__Set task__
Nothing should be left out: output all of the entries exactly.

__Record set__
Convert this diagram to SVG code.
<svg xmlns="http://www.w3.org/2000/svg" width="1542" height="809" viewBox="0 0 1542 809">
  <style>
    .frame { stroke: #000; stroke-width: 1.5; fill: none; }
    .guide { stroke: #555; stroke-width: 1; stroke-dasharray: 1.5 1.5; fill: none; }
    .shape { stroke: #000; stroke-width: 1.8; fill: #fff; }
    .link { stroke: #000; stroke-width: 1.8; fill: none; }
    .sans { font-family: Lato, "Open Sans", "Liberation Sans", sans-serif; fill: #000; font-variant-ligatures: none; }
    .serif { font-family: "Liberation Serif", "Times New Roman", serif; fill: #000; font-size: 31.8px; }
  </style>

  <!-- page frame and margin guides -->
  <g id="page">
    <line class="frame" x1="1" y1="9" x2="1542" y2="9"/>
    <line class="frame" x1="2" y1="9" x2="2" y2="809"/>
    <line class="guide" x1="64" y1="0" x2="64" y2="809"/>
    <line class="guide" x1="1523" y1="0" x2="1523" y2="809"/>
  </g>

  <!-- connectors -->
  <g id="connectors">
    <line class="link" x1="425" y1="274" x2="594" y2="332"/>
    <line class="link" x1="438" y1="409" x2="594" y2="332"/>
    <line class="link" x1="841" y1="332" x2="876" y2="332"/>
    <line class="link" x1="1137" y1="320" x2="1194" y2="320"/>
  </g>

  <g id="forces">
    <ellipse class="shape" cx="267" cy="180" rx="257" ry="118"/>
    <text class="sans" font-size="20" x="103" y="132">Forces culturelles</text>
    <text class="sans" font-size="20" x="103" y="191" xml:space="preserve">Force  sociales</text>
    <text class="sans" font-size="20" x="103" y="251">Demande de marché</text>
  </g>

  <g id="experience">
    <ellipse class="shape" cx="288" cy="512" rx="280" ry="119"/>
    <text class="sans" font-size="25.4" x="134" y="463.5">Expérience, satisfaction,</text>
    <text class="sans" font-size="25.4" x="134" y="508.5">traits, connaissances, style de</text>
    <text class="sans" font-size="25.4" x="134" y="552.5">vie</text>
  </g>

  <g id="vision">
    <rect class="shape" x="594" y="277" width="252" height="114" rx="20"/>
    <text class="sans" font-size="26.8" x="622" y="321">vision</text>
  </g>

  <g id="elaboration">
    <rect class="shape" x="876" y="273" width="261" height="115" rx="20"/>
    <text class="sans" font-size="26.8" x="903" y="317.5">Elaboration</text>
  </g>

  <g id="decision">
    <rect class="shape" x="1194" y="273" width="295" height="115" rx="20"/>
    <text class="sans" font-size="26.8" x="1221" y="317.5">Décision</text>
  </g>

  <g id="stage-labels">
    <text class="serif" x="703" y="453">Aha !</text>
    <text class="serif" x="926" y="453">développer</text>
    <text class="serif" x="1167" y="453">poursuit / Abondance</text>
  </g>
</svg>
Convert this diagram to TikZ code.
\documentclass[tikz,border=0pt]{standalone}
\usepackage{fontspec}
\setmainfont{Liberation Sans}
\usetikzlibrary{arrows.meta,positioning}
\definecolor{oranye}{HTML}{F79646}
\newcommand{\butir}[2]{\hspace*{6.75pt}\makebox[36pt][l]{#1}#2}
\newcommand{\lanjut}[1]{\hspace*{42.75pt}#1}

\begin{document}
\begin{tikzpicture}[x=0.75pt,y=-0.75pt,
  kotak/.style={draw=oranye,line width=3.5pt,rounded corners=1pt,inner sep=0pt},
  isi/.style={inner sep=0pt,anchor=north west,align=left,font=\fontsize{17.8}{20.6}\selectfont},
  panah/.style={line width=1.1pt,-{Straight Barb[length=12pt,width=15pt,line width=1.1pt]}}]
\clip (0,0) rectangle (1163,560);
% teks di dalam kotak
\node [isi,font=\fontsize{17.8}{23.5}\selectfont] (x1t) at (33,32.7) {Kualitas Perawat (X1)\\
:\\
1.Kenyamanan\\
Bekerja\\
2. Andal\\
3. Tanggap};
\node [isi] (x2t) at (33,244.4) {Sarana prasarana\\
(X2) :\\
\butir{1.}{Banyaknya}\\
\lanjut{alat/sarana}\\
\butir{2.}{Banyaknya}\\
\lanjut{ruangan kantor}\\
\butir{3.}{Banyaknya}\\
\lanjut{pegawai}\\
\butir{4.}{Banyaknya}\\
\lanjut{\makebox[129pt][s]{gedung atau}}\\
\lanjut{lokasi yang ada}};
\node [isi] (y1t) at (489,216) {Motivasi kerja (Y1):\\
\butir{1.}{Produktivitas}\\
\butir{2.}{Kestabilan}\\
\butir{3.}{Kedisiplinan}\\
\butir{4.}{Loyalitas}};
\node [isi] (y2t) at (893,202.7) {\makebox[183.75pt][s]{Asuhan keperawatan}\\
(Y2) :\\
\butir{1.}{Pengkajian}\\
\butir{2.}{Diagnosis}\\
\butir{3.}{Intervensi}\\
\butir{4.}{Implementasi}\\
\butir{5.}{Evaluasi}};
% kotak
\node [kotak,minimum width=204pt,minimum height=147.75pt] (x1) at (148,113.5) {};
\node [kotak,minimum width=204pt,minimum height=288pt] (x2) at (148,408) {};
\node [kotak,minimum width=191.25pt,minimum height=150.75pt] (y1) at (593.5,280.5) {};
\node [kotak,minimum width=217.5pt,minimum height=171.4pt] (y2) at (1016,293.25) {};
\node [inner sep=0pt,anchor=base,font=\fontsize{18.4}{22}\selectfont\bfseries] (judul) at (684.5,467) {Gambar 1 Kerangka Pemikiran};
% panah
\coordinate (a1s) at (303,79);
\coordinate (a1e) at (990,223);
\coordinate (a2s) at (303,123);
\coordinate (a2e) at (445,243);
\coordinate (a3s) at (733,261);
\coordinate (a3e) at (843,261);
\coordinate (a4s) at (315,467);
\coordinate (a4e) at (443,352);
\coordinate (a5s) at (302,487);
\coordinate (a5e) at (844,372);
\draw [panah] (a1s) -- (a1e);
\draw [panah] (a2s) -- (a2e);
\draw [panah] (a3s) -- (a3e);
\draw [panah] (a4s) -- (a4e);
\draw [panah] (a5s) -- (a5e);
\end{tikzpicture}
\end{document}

__Solved problem__
Convert this diagram to SVG code.
<svg xmlns="http://www.w3.org/2000/svg" width="1542" height="809" viewBox="0 0 1542 809">
  <style>
    .frame { stroke: #000; stroke-width: 1.5; fill: none; }
    .guide { stroke: #555; stroke-width: 1; stroke-dasharray: 1.5 1.5; fill: none; }
    .shape { stroke: #000; stroke-width: 1.8; fill: #fff; }
    .link { stroke: #000; stroke-width: 1.8; fill: none; }
    .sans { font-family: Lato, "Open Sans", "Liberation Sans", sans-serif; fill: #000; font-variant-ligatures: none; }
    .serif { font-family: "Liberation Serif", "Times New Roman", serif; fill: #000; font-size: 31.8px; }
  </style>

  <!-- page frame and margin guides -->
  <g id="page">
    <line class="frame" x1="1" y1="9" x2="1542" y2="9"/>
    <line class="frame" x1="2" y1="9" x2="2" y2="809"/>
    <line class="guide" x1="64" y1="0" x2="64" y2="809"/>
    <line class="guide" x1="1523" y1="0" x2="1523" y2="809"/>
  </g>

  <!-- connectors -->
  <g id="connectors">
    <line class="link" x1="425" y1="274" x2="594" y2="332"/>
    <line class="link" x1="438" y1="409" x2="594" y2="332"/>
    <line class="link" x1="841" y1="332" x2="876" y2="332"/>
    <line class="link" x1="1137" y1="320" x2="1194" y2="320"/>
  </g>

  <g id="forces">
    <ellipse class="shape" cx="267" cy="180" rx="257" ry="118"/>
    <text class="sans" font-size="20" x="103" y="132">Forces culturelles</text>
    <text class="sans" font-size="20" x="103" y="191" xml:space="preserve">Force  sociales</text>
    <text class="sans" font-size="20" x="103" y="251">Demande de marché</text>
  </g>

  <g id="experience">
    <ellipse class="shape" cx="288" cy="512" rx="280" ry="119"/>
    <text class="sans" font-size="25.4" x="134" y="463.5">Expérience, satisfaction,</text>
    <text class="sans" font-size="25.4" x="134" y="508.5">traits, connaissances, style de</text>
    <text class="sans" font-size="25.4" x="134" y="552.5">vie</text>
  </g>

  <g id="vision">
    <rect class="shape" x="594" y="277" width="252" height="114" rx="20"/>
    <text class="sans" font-size="26.8" x="622" y="321">vision</text>
  </g>

  <g id="elaboration">
    <rect class="shape" x="876" y="273" width="261" height="115" rx="20"/>
    <text class="sans" font-size="26.8" x="903" y="317.5">Elaboration</text>
  </g>

  <g id="decision">
    <rect class="shape" x="1194" y="273" width="295" height="115" rx="20"/>
    <text class="sans" font-size="26.8" x="1221" y="317.5">Décision</text>
  </g>

  <g id="stage-labels">
    <text class="serif" x="703" y="453">Aha !</text>
    <text class="serif" x="926" y="453">développer</text>
    <text class="serif" x="1167" y="453">poursuit / Abondance</text>
  </g>
</svg>
Convert this diagram to TikZ code.
\documentclass[tikz,border=0pt]{standalone}
\usepackage{fontspec}
\setmainfont{Liberation Sans}
\usetikzlibrary{arrows.meta,positioning}
\definecolor{oranye}{HTML}{F79646}
\newcommand{\butir}[2]{\hspace*{6.75pt}\makebox[36pt][l]{#1}#2}
\newcommand{\lanjut}[1]{\hspace*{42.75pt}#1}

\begin{document}
\begin{tikzpicture}[x=0.75pt,y=-0.75pt,
  kotak/.style={draw=oranye,line width=3.5pt,rounded corners=1pt,inner sep=0pt},
  isi/.style={inner sep=0pt,anchor=north west,align=left,font=\fontsize{17.8}{20.6}\selectfont},
  panah/.style={line width=1.1pt,-{Straight Barb[length=12pt,width=15pt,line width=1.1pt]}}]
\clip (0,0) rectangle (1163,560);
% teks di dalam kotak
\node [isi,font=\fontsize{17.8}{23.5}\selectfont] (x1t) at (33,32.7) {Kualitas Perawat (X1)\\
:\\
1.Kenyamanan\\
Bekerja\\
2. Andal\\
3. Tanggap};
\node [isi] (x2t) at (33,244.4) {Sarana prasarana\\
(X2) :\\
\butir{1.}{Banyaknya}\\
\lanjut{alat/sarana}\\
\butir{2.}{Banyaknya}\\
\lanjut{ruangan kantor}\\
\butir{3.}{Banyaknya}\\
\lanjut{pegawai}\\
\butir{4.}{Banyaknya}\\
\lanjut{\makebox[129pt][s]{gedung atau}}\\
\lanjut{lokasi yang ada}};
\node [isi] (y1t) at (489,216) {Motivasi kerja (Y1):\\
\butir{1.}{Produktivitas}\\
\butir{2.}{Kestabilan}\\
\butir{3.}{Kedisiplinan}\\
\butir{4.}{Loyalitas}};
\node [isi] (y2t) at (893,202.7) {\makebox[183.75pt][s]{Asuhan keperawatan}\\
(Y2) :\\
\butir{1.}{Pengkajian}\\
\butir{2.}{Diagnosis}\\
\butir{3.}{Intervensi}\\
\butir{4.}{Implementasi}\\
\butir{5.}{Evaluasi}};
% kotak
\node [kotak,minimum width=204pt,minimum height=147.75pt] (x1) at (148,113.5) {};
\node [kotak,minimum width=204pt,minimum height=288pt] (x2) at (148,408) {};
\node [kotak,minimum width=191.25pt,minimum height=150.75pt] (y1) at (593.5,280.5) {};
\node [kotak,minimum width=217.5pt,minimum height=171.4pt] (y2) at (1016,293.25) {};
\node [inner sep=0pt,anchor=base,font=\fontsize{18.4}{22}\selectfont\bfseries] (judul) at (684.5,467) {Gambar 1 Kerangka Pemikiran};
% panah
\coordinate (a1s) at (303,79);
\coordinate (a1e) at (990,223);
\coordinate (a2s) at (303,123);
\coordinate (a2e) at (445,243);
\coordinate (a3s) at (733,261);
\coordinate (a3e) at (843,261);
\coordinate (a4s) at (315,467);
\coordinate (a4e) at (443,352);
\coordinate (a5s) at (302,487);
\coordinate (a5e) at (844,372);
\draw [panah] (a1s) -- (a1e);
\draw [panah] (a2s) -- (a2e);
\draw [panah] (a3s) -- (a3e);
\draw [panah] (a4s) -- (a4e);
\draw [panah] (a5s) -- (a5e);
\end{tikzpicture}
\end{document}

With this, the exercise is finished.